Just responding in regards to weakening the k member. In regards to that I chatted with the individual on here that did the dakota rack and pinion swap. and it mounts very similar to how this duster is setup. I don't see how that weakens it?? Again this is a 95% of the time drag car and I am aware of the ackerman angle and bump steer.

I understand that this is far from stock but lets face it drag racers have done this for years with these cars. Not saying they are the exact setup as this duster but they are very similar.

The stock K is just stamped metal. If you remove a significant portion of the lower stamped piece so a rack fits through, you've weakened it. The structure needs that bottom panel for structural integrity. The K is just like the unibody design of the rest of the car. You wouldn't cut out the floor panel and wonder if you've weakened the car. If you post a picture of the bottom side of that K frame then we might have a better idea of how bad it is. Maybe it's not that bad, hard to say without seeing it.

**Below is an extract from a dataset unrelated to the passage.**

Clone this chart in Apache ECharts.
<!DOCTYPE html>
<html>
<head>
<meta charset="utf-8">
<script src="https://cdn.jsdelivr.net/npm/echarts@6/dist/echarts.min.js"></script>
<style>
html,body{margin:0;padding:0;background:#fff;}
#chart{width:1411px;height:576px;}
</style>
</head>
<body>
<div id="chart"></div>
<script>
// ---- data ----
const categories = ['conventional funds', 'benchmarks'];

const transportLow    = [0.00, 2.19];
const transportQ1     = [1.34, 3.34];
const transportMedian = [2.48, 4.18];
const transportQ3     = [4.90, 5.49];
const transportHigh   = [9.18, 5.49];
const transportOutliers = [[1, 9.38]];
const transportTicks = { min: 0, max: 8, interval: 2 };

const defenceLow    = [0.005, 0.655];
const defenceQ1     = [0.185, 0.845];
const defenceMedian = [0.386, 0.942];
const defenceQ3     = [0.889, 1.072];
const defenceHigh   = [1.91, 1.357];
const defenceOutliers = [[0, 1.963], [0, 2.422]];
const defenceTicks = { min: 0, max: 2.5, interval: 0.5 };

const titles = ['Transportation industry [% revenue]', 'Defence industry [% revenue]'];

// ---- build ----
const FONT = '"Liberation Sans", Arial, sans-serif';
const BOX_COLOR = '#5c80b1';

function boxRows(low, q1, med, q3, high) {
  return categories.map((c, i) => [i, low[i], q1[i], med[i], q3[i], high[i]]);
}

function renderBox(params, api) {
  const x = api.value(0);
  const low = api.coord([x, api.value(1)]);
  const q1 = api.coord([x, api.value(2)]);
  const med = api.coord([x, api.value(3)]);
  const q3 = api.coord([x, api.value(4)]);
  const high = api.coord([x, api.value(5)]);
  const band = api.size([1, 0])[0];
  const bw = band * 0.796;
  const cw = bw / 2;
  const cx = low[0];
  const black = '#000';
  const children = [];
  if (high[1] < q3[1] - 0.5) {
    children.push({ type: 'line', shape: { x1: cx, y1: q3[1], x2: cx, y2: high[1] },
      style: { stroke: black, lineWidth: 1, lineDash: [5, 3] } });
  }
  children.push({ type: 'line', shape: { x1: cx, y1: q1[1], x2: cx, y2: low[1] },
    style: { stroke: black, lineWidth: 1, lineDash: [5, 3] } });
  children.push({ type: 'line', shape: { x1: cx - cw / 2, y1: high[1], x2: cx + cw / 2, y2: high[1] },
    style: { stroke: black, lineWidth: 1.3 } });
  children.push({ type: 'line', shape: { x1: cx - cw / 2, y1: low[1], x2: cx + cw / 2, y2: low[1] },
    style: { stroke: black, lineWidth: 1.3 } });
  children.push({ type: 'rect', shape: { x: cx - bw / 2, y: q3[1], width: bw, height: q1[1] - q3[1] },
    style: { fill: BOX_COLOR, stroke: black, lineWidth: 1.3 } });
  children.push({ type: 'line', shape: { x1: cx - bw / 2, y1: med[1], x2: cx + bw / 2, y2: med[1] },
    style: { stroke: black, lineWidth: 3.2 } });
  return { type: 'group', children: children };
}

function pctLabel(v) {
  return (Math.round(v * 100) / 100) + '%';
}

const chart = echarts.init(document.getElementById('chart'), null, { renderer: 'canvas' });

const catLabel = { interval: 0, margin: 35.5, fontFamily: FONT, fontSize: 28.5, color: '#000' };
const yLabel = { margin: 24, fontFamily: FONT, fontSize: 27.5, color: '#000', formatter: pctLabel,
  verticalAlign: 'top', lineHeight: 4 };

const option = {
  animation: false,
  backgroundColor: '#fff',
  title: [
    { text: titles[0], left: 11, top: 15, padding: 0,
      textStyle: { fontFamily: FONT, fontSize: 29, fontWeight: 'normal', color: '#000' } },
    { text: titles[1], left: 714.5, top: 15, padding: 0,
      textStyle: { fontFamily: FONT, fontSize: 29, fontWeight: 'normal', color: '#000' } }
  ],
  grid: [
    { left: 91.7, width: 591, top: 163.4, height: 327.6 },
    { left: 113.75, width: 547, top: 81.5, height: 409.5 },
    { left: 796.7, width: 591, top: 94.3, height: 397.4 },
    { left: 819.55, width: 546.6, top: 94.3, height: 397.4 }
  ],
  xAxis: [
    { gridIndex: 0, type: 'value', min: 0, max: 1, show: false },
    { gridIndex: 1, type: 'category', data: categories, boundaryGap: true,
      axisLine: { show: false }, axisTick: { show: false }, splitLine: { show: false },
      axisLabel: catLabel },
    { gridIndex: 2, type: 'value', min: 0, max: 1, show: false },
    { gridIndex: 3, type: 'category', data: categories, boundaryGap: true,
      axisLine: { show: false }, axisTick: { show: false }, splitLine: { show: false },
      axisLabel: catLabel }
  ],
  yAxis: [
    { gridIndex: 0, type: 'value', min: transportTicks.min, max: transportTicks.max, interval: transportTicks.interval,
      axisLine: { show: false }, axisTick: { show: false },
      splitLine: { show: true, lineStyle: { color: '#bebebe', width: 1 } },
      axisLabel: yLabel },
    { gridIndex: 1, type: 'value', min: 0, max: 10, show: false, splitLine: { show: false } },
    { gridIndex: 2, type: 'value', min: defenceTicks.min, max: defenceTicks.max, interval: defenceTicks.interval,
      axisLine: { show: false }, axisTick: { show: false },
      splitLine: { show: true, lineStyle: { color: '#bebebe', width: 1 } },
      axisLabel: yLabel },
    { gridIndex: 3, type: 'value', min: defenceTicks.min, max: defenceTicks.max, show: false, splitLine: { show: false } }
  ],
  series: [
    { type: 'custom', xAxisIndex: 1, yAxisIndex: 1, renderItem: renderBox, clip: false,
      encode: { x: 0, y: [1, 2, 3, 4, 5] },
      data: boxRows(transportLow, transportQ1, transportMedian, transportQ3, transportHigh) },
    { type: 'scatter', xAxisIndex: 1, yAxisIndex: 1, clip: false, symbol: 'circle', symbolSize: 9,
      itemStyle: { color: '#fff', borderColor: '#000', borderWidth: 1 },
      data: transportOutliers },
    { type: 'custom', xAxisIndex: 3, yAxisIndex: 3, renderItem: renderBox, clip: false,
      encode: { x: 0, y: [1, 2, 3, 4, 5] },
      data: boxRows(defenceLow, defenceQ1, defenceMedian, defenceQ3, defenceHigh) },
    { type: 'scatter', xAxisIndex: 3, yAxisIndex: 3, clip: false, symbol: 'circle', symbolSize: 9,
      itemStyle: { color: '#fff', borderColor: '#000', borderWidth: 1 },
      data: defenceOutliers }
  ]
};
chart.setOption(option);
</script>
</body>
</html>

If you're aware of the Ackerman and bump steer issues, and you still want to run it on the street 5% of the time, shame on you. A car with Ackerman issues like that one has shouldn't be on a public road. The fact that it's been done before isn't an excuse.

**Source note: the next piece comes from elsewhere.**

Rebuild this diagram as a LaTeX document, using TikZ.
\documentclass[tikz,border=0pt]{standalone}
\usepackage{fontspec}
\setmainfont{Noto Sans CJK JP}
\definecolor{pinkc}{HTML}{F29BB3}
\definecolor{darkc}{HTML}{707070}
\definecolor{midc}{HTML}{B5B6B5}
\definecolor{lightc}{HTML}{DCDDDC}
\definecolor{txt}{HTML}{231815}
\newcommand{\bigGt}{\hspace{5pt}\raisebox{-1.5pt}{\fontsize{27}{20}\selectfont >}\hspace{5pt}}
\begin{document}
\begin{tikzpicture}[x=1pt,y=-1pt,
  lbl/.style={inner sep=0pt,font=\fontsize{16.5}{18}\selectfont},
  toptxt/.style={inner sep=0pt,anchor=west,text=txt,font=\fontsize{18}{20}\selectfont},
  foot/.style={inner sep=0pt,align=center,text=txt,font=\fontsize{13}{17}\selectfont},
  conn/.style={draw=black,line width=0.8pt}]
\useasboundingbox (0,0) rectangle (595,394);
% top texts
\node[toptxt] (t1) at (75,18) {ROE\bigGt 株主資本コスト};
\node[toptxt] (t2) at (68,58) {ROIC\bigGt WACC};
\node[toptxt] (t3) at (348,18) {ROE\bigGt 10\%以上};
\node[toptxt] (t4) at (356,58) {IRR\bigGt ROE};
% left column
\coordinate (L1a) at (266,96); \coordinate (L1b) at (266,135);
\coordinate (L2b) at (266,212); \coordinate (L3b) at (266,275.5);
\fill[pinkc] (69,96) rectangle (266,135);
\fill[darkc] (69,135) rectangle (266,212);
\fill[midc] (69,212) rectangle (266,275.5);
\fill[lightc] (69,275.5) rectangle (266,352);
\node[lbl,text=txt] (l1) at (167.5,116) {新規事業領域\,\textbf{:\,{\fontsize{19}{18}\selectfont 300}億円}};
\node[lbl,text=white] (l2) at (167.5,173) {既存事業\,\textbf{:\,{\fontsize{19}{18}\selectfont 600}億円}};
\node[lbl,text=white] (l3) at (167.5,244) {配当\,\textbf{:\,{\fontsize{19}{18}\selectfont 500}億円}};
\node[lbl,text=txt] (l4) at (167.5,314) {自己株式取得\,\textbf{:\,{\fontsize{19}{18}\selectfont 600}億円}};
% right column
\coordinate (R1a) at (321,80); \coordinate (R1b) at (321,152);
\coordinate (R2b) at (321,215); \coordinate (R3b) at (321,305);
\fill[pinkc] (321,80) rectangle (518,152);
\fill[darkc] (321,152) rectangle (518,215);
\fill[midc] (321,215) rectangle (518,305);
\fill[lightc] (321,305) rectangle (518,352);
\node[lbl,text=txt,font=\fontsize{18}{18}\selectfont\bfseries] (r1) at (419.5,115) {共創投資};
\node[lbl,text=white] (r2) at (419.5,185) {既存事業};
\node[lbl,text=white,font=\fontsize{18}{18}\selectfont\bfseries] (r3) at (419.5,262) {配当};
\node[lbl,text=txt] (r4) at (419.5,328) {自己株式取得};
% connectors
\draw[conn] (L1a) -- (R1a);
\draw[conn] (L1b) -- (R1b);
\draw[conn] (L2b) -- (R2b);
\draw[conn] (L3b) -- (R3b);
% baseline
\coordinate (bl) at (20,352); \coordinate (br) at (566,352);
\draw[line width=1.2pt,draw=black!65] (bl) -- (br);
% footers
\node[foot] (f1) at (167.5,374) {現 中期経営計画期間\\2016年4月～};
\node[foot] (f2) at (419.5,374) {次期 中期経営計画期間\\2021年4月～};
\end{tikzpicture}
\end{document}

A lot of drag racers have done a lot of really dumb things and gotten away with it. Some of them for a very long time even, but the fact that all of them didn't die isn't proof something is a good idea. If you always drive in a straight line, the Ackerman issue isn't so terrible. If you never hit any pot holes and only drive the car a 50 miles a year in 1/4 mile stretches and an occasional trip to Dairy Queen you might not flex your K until it cracks for quite awhile. Start using it on the street with regularity and stuff will start breaking. Just because something works on a drag only car doesn't mean it will work on a street car, and it certainly doesn't mean it will be SAFE on a street car.